Finding God Through Yoga by Neumann David J.;

Author:Neumann, David J.;
Language: eng
Format: epub
Publisher: University of North Carolina Press
Published: 2019-02-27T16:00:00+00:00


JESUS CHRIST AS PERFECT YOGI

Despite Yogananda’s long efforts on behalf of “the Hindu Bible,” it was not his most remarkable project as a leader of the global interfaith movement. That honor belongs instead to a regular column entitled The Second Coming of Christ. The series began in May 1932, ran through July 1942, and included 118 installments.117 A commentary on the life and teachings of Jesus as presented in the New Testament, this series clearly showed Yogananda’s deep interest in Jesus and his desire to draw connections between Christianity’s founder and yogic truth.

The Second Coming epitomized Yogananda’s version of Hindu-Christian syncretism, a thoroughly inclusivist effort to interpret Jesus and Christianity in light of universal Hindu truth.

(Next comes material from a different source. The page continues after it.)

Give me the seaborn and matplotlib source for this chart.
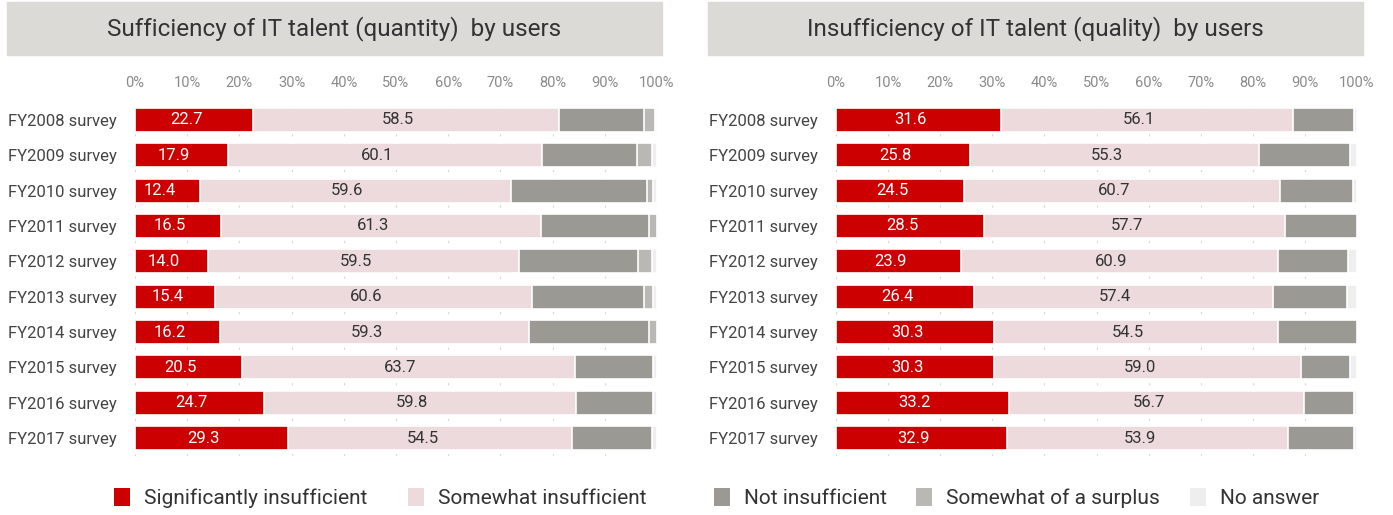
import numpy as np
import pandas as pd
import matplotlib.pyplot as plt
import seaborn as sns
from matplotlib.patches import Rectangle, Patch

sns.set_theme(style="white")
plt.rcParams['font.family'] = ['Roboto', 'DejaVu Sans']

years = ["FY2008 survey", "FY2009 survey", "FY2010 survey", "FY2011 survey", "FY2012 survey",
         "FY2013 survey", "FY2014 survey", "FY2015 survey", "FY2016 survey", "FY2017 survey"]
categories = ["Significantly insufficient", "Somewhat insufficient", "Not insufficient",
              "Somewhat of a surplus", "No answer"]
colors = ["#cc0000", "#ecdadc", "#9b9994", "#b9b8b4", "#eeeeee"]

# quantity panel
qty_sig = [22.7, 17.9, 12.4, 16.5, 14.0, 15.4, 16.2, 20.5, 24.7, 29.3]
qty_some = [58.5, 60.1, 59.6, 61.3, 59.5, 60.6, 59.3, 63.7, 59.8, 54.5]
qty_not = [16.3, 18.2, 26.1, 20.6, 22.9, 21.6, 22.9, 15.1, 14.8, 15.2]
qty_surplus = [2.1, 2.9, 1.2, 1.6, 2.6, 1.7, 1.6, 0.0, 0.0, 0.0]
qty_na = [0.4, 0.9, 0.7, 0.0, 1.0, 0.7, 0.0, 0.7, 0.7, 1.0]

# quality panel
qual_sig = [31.6, 25.8, 24.5, 28.5, 23.9, 26.4, 30.3, 30.3, 33.2, 32.9]
qual_some = [56.1, 55.3, 60.7, 57.7, 60.9, 57.4, 54.5, 59.0, 56.7, 53.9]
qual_not = [11.8, 17.5, 14.0, 13.8, 13.5, 14.3, 15.2, 9.3, 9.6, 12.7]
qual_surplus = [0.0] * 10
qual_na = [0.5, 1.4, 0.8, 0.0, 1.7, 1.9, 0.0, 1.4, 0.5, 0.5]

W, H = 1393, 515
fig = plt.figure(figsize=(W / 100, H / 100), dpi=100)


def panel(rect, title, band, series):
    ax = fig.add_axes(rect)
    df = pd.DataFrame(dict(zip(categories, series)), index=years)
    cum = df.cumsum(axis=1)
    # stacked look: cumulative totals drawn back to front
    for i in range(len(categories) - 1, -1, -1):
        sns.barplot(x=cum.iloc[:, i].values, y=years, orient="h", color=colors[i],
                    saturation=1, width=0.68, edgecolor="white", linewidth=1.2, ax=ax, zorder=2)
    for r in range(len(years)):
        s = df.iloc[r, 0]
        m = df.iloc[r, 1]
        ax.text(s / 2 - 1.5, r, f"{s:.1f}", ha="center", va="center", color="white",
                fontsize=12, zorder=5)
        ax.text(s + m / 2 - 1.5, r, f"{m:.1f}", ha="center", va="center", color="#333333",
                fontsize=12, zorder=5)
    ax.set_xlim(0, 100)
    ax.set_ylim(9.5, -0.5)
    ax.set_xticks(np.arange(0, 101, 10))
    ax.set_xticklabels([f"{t}%" for t in range(0, 101, 10)])
    ax.xaxis.tick_top()
    ax.tick_params(axis="x", length=0, pad=9, labelsize=10.5, labelcolor="#8a8a8a")
    ax.tick_params(axis="y", length=0, pad=13, labelsize=12, labelcolor="#444444")
    ax.grid(axis="x", color="#d8d8d8", linestyle=(0, (2, 6)), linewidth=0.8, zorder=0)
    ax.set_axisbelow(True)
    for sp in ax.spines.values():
        sp.set_visible(False)
    ax.set_xlabel("")
    ax.set_ylabel("")
    x0, x1 = band
    fig.patches.append(Rectangle((x0 / W, 1 - 55 / H), (x1 - x0) / W, 53 / H,
                                 transform=fig.transFigure, color="#dcdad7", zorder=0))
    fig.text((x0 + x1) / 2 / W, 1 - 29 / H, title, ha="center", va="center",
             fontsize=17.5, color="#333333")
    return ax


bottom = 1 - 455.7 / H
height = (455.7 - 102.3) / H
panel([135 / W, bottom, 522 / W, height], "Sufficiency of IT talent (quantity)  by users", (7, 662),
      [qty_sig, qty_some, qty_not, qty_surplus, qty_na])
panel([836 / W, bottom, 521 / W, height], "Insufficiency of IT talent (quality)  by users", (708, 1363),
      [qual_sig, qual_some, qual_not, qual_surplus, qual_na])

# one legend entry per category, placed under the panels
handles = [Patch(facecolor=c, edgecolor="none") for c in colors]
legend_x = [114, 408, 714, 916, 1190]
for h, lab, lx in zip(handles, categories, legend_x):
    fig.legend([h], [lab], loc="center left", bbox_to_anchor=(lx / W, 1 - 498 / H),
               frameon=False, fontsize=15, handlelength=0.75, handleheight=1.0,
               handletextpad=0.7, borderaxespad=0, borderpad=0, labelcolor="#333333")

fig.savefig("out.png", dpi=100)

The title of the series already hinted at Yogananda’s legerdemain. In Christian parlance, the Second Coming traditionally identified the apocalyptic return of the resurrected Jesus to earth in the last days. Christian liberals had generally spiritualized Jesus’s return and often avoided Second Coming language, but fundamentalists, evangelicals, and Pentecostals generally continued to anticipate Christ’s literal return. But Yogananda meant something quite different by his use of the term: the yoga disciple’s full experience of self-realization, which he often termed Christ Consciousness. This was a “Second Coming” in which the believer no longer expected to encounter Jesus but aspired to eventually become Jesus. Through his commentary, Yogananda sought to reach a wide group of Americans, some only loosely tied to the Christian tradition but who retained a sense of reverence for Jesus and the Bible. He wanted to show that Yogoda was not antithetical to Christianity but rather the substance of which Christianity was merely the shadow. In seeking to understand Jesus in light of Hinduism, Yogananda was following the well-trod path taken by many modern Hindu thinkers. Contemporaries such as Vivekananda, Ramakrishna, Sarvepalli Radhakrishnan, and Sri Aurobindo devoted some attention to evaluating Christianity and Jesus. Though their approaches and the level of attention they devoted varied, they all basically distinguished between Jesus, whom they viewed favorably, and Christianity, which they uniformly criticized.118

A commentary on the Gospels was a bolder strategy than his exegesis of the Gītā. There, Yogananda delved deeply into an ancient Hindu text to explain esoteric truths. Here, he aggressively reinterpreted the core of the Christian Bible as Hindu truth. The closest parallel to The Second Coming is P. C. Mozoomdar’s 1883 The Oriental Christ, which follows Jesus’s career from baptism through the Crucifixion and Resurrection, drawing connections to Indian traditions. But Mozoomdar’s Jesus is still recognizable as the figure from the Gospels.119 How did Yogananda defend this hermeneutical move? He warned about the danger of literal biblical interpretation, which had “caused great havoc,” and instead advocated “intuitional perception of truth.”120 As one SRF monk, Brother Bernard, explained to an unconvinced newcomer, through meditation, Jesus is “becoming a living reality for people—a being with whom they can commune, instead of one whom they merely read about in the Bible. This was what Jesus meant when he said that he would come again.